The Sampoerna Foundation University Project
Sampoerna Foundation University Project
Higher Ed - Public, Other, Private, Government
The Sampoerna Foundation, a respected leader in the reform of primary and secondary education in Indonesia, has initiated a project to create a new university. The goal of the project is to found an institution that is capable of delivering access to a world-class education to a broad cross-section of Indonesians while also enhancing research capacity, knowledge transfer, and internationalization. The foundation has achieved strong support from the government, private sector organizations, and local interest groups, including the Islamic community. Community support has allowed the foundation to overcome significant challenges in its first phase of development. Growth of the institution is expected to flourish to support the development of several new schools that will support study and research in a number of disciplines that are underrepresented in higher education in Indonesia.
The project also aspires to provide a model for greater reforms among institutions of higher education in Indonesia to support expanded access and higher standards of quality. Students will benefit from the adoption of international standards for education, opportunities for international exchange, and a strong commitment to research and knowledge transfer among a talented pool of students and faculty.
One of the leading concerns in an increasingly globalized economy is that college graduates are prepared to be competitive in global markets. In Indonesia, the Putera Sampoerna Foundation is undertaking a number of strategic initiatives to support enhancements and internationalization in the Indonesian education system. The foundation has established a reputation as a leader in primary and secondary education reform since 2001 by providing scholarships to tens of thousands of students, conducting teacher training, and adopting schools throughout the country to improve facilities and student performance. Acknowledging that higher education is the next area for improvement, the Putera Sampoerna Foundation has begun work to establish a new university that will seek to elevate the overall quality of Indonesian higher education by providing a new model for reform.

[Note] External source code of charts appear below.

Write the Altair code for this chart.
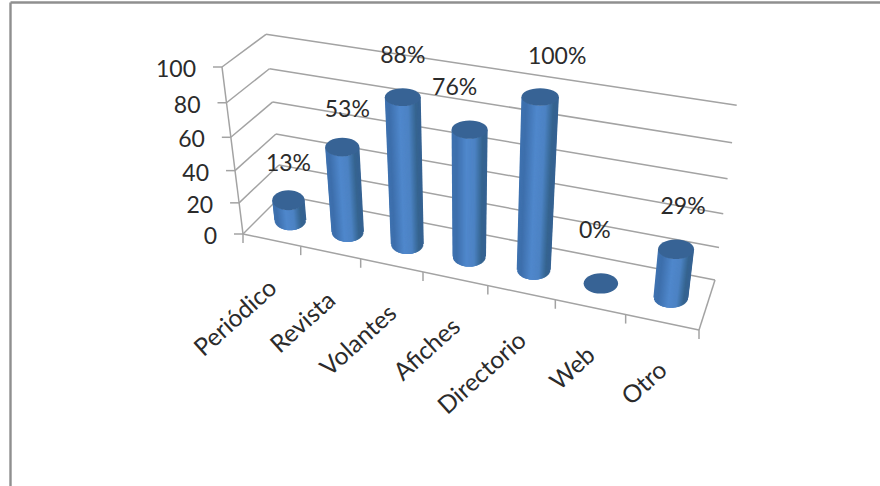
import altair as alt
import numpy as np
import pandas as pd

# Survey results per advertising channel
categories = ["Periódico", "Revista", "Volantes", "Afiches", "Directorio", "Web", "Otro"]
values = [13, 53, 88, 76, 100, 0, 29]
value_labels = ["13%", "53%", "88%", "76%", "100%", "0%", "29%"]
axis_ticks = [0, 20, 40, 60, 80, 100]

WIDTH, HEIGHT = 880, 486
FONT = "Lato"
LINE = "#a3a3a3"
INK = "#2b2b2b"

# Box corners of the 3D plot on screen: (front/back, left/right) at height 0 and 100
FL0, FR0, BL0, BR0 = (243, 234), (699, 330), (282, 195), (715, 280)
FL1, FR1, BL1, BR1 = (222, 67), (722, 148), (266, 34.3), (736.7, 105.3)

# Foreshortening of the category and value directions
U_WARP, W_WARP = 1.15, 1.09


def warp(t, r):
    return t / (t + r * (1 - t)) if t > 0 else 0.0


def project(u, depth, w):
    """Map category position, depth (0 front, 1 back) and value to screen space."""
    s = warp(u / len(categories), U_WARP)
    h = warp(w / 100, W_WARP)

    def edge(a, b):
        return np.array(a) * (1 - s) + np.array(b) * s

    low = edge(FL0, FR0) * (1 - depth) + edge(BL0, BR0) * depth
    high = edge(FL1, FR1) * (1 - depth) + edge(BL1, BR1) * depth
    return low * (1 - h) + high * h


def seg(a, b):
    return {"x": a[0], "y": a[1], "x2": b[0], "y2": b[1]}


# Walls, floor and tick marks
frame = []
for v in axis_ticks:
    front, back_l, back_r = project(0, 0, v), project(0, 1, v), project(7, 1, v)
    frame.append(seg(front, back_l))
    frame.append(seg(back_l, back_r))
    frame.append(seg(front - np.array([9, 0]), front))
frame.append(seg(project(0, 0, 0), project(0, 0, 100)))
frame.append(seg(project(0, 0, 0), project(7, 0, 0)))
frame.append(seg(project(7, 0, 0), project(7, 1, 0)))
for u in range(len(categories) + 1):
    p = project(u, 0, 0)
    frame.append(seg(p, p + np.array([0, 9])))

# Cylinder bodies as overlapping vertical strips, shaded by position across the bar
STRIP = 2.0
strips, caps = [], []
for i, val in enumerate(values):
    t = val / 100
    base = project(i + 0.5, 0.5, 0)
    top = project(i + 0.5, 0.5, val)
    rx_base = 16 + 0.25 * i
    rx_top = rx_base * (1 + 0.1 * t)
    ry_base, ry_top = 10.0, 10.2 - 1.5 * t
    ratio = ry_top / rx_top
    caps.append({
        "x": top[0], "y": top[1], "size": (2 * rx_top) ** 2,
        "path": f"M-1,0A1,{ratio:.3f},0,1,1,1,0A1,{ratio:.3f},0,1,1,-1,0Z",
    })
    if val == 0:
        continue
    for f in np.linspace(-1, 1, 61):
        arc = np.sqrt(max(0.0, 1 - f * f))
        strips.append({
            "x": base[0] + f * (rx_base - STRIP / 2), "y": base[1] + ry_base * arc,
            "x2": top[0] + f * (rx_top - STRIP / 2), "y2": top[1] + ry_top * arc,
            "f": f,
        })

tick_text = []
for v in axis_ticks:
    p = project(0, 0, v)
    tick_text.append({"x": p[0] - 26, "y": p[1] + 3, "text": str(v)})

cat_text = []
for i, c in enumerate(categories):
    p = project(i + 0.5, 0, 0)
    cat_text.append({"x": p[0] + 2, "y": p[1] + 45, "text": c})

# Hand-placed offsets of the value labels relative to each bar top
label_dx = [0, 5, 0, -15, 17, -6, 7]
label_dy = [-36, -37, -41, -42, -40, -52, -42]
val_text = []
for i, (val, lab) in enumerate(zip(values, value_labels)):
    p = project(i + 0.5, 0.5, val)
    val_text.append({"x": p[0] + label_dx[i], "y": p[1] + label_dy[i], "text": lab})

X = alt.X("x:Q", scale=alt.Scale(domain=[0, WIDTH], range=[0, WIDTH]), axis=None)
Y = alt.Y("y:Q", scale=alt.Scale(domain=[0, HEIGHT], range=[0, HEIGHT]), axis=None)
X2, Y2 = alt.X2("x2:Q"), alt.Y2("y2:Q")


def rules(rows, **kw):
    return alt.Chart(pd.DataFrame(rows)).mark_rule(**kw).encode(x=X, y=Y, x2=X2, y2=Y2)


border = rules([{"x": 10.5, "y": 2.5, "x2": 880, "y2": 2.5},
                {"x": 10.5, "y": 2.5, "x2": 10.5, "y2": 486}],
               color="#8f8f8f", strokeWidth=2.4)
grid = rules(frame, color=LINE, strokeWidth=1.5)

bodies = alt.Chart(pd.DataFrame(strips)).mark_rule(strokeWidth=STRIP).encode(
    x=X, y=Y, x2=X2, y2=Y2,
    color=alt.Color("f:Q", legend=None, scale=alt.Scale(
        domain=[-1, -0.75, -0.15, 0.35, 0.8, 1],
        range=["#3f72b0", "#3d6fac", "#5088cc", "#4d83c4", "#36648f", "#356292"])),
)

cap_marks = alt.Chart(pd.DataFrame(caps)).mark_point(
    filled=True, opacity=1, color="#376395", strokeWidth=0
).encode(
    x=X, y=Y,
    size=alt.Size("size:Q", scale=None, legend=None),
    shape=alt.Shape("path:N", scale=None, legend=None),
)


def texts(rows, size, **kw):
    return alt.Chart(pd.DataFrame(rows)).mark_text(font=FONT, fontSize=size, color=INK, **kw).encode(
        x=X, y=Y, text="text:N")


chart = alt.layer(
    border, grid, bodies, cap_marks,
    texts(tick_text, 23, align="right", baseline="middle"),
    texts(cat_text, 24.5, align="right", baseline="middle", angle=318),
    texts(val_text, 23, align="center", baseline="middle"),
).resolve_scale(color="independent").properties(
    width=WIDTH, height=HEIGHT, padding=0, autosize=alt.AutoSizeParams(type="none"),
    background="white",
).configure_view(strokeWidth=0)

chart.save("out.html", embed_options={"renderer": "svg", "actions": False})
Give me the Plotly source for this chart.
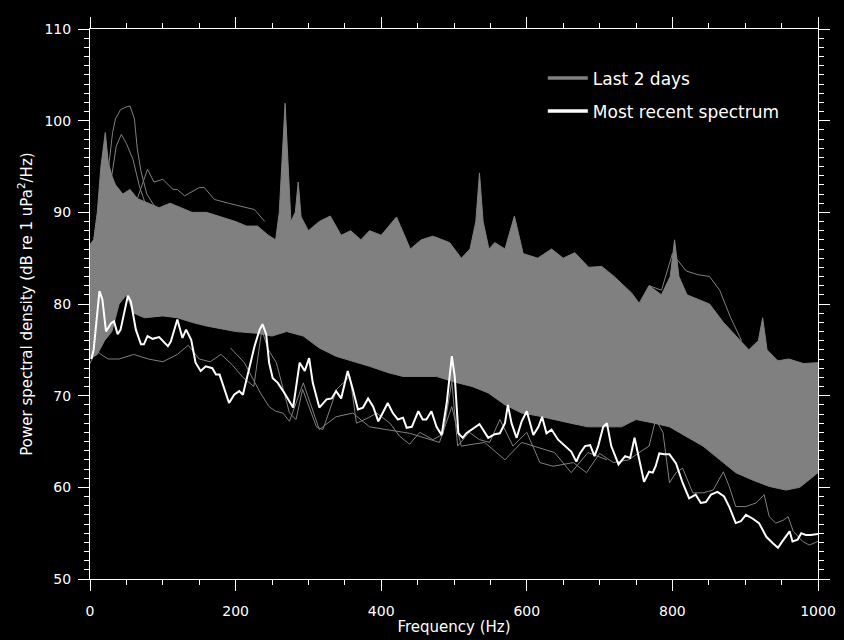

The foundation operates on the belief that a number of cultural, financial, and institutional barriers keep many Indonesians from pursuing an education. Still, those who receive a university education are disadvantaged by the relative quality of education in Indonesia. The new university will help to overcome these and other challenges by creating a strong institution established upon international standards for education and providing expanded access to Indonesians from different cultural and socioeconomic backgrounds. The foundation hopes to attract top student and faculty talent and will focus on internationalization as one way to bring new ideas and practices to a system known to provide few opportunities for international exchange. The new university will also provide new facilities to support a significant expansion of research and knowledge transfer in Indonesia.
A number of government-imposed requirements create unique challenges for the Sampoerna Foundation university project. The government has established a moratorium on issuance of permits for new institutions of higher education. The foundation’s reputation persuaded the government to make an exception for the university project. Other regulations governing existing colleges require institutions to expand one school at a time until they have achieved the nine schools required for university status. Each school must achieve financial viability and certain academic standards before the next can be founded. The Sampoerna Foundation already operates a School of Education, which supports teacher training and the development of educational programs and systems. If the foundation were to start the process beginning with its education school, it would likely expend significant financial resources and time to achieve the goal of full university status. The business minds behind the foundation had another strategy in mind.
The foundation has proposed to purchase Swadaya Business College, an institution with a nearly 40-year history, which qualifies it to expand outside of the sequential growth model that governs new institutions. By acquiring Swadaya, the Sampoerna Foundation can get started on creating multiple academic units at once. The combined education and business programs along with a third school of applied sciences will make up the first phase of the university project. The first phase will take seven years and focus on fully developing and integrating the first three schools, founding a campus, and building capacity for approximately 10,000 students. The second stage will include development of new schools of law, agricultural and life sciences, and engineering on a second campus. The second phase is anticipated to add another 10,000 students to the university. Further expansion is envisioned to support additional disciplines that are underrepresented among Indonesian institutions.
It is difficult to know how successful the Sampoerna Foundation will be in achieving its goal of founding a new university. There is a significant amount of work to be completed before the first phase of the project can establish viability for the first three schools in the university. If the foundation’s reputation in primary and secondary education is any indication, it is likely to succeed. The foundation’s commitment, ability to attract domestic and international partners from the private sector, and its domestic reputation and rapport with the government has already helped to overcome some very significant challenges.
The foundation has also achieved significant support from the nation’s Islamic community. It has become the first non-Muslim organization in Indonesia to be licensed to collect contributions through individual tithing and other forms of Islamic philanthropic support. Much of this funding will support scholarship programs to help disadvantaged students attend the university. To honor its partnership with the Islamic community, the university’s secular focus will be balanced by a commitment to foster opportunities and respect for students of various faiths on its campuses. The university is hopeful that its pluralistic community will further support the development of rigorous and active knowledge transfer. The project’s ambitions aspire to deliver an exciting new model for the establishment and growth of new universities in Indonesia and perhaps the world.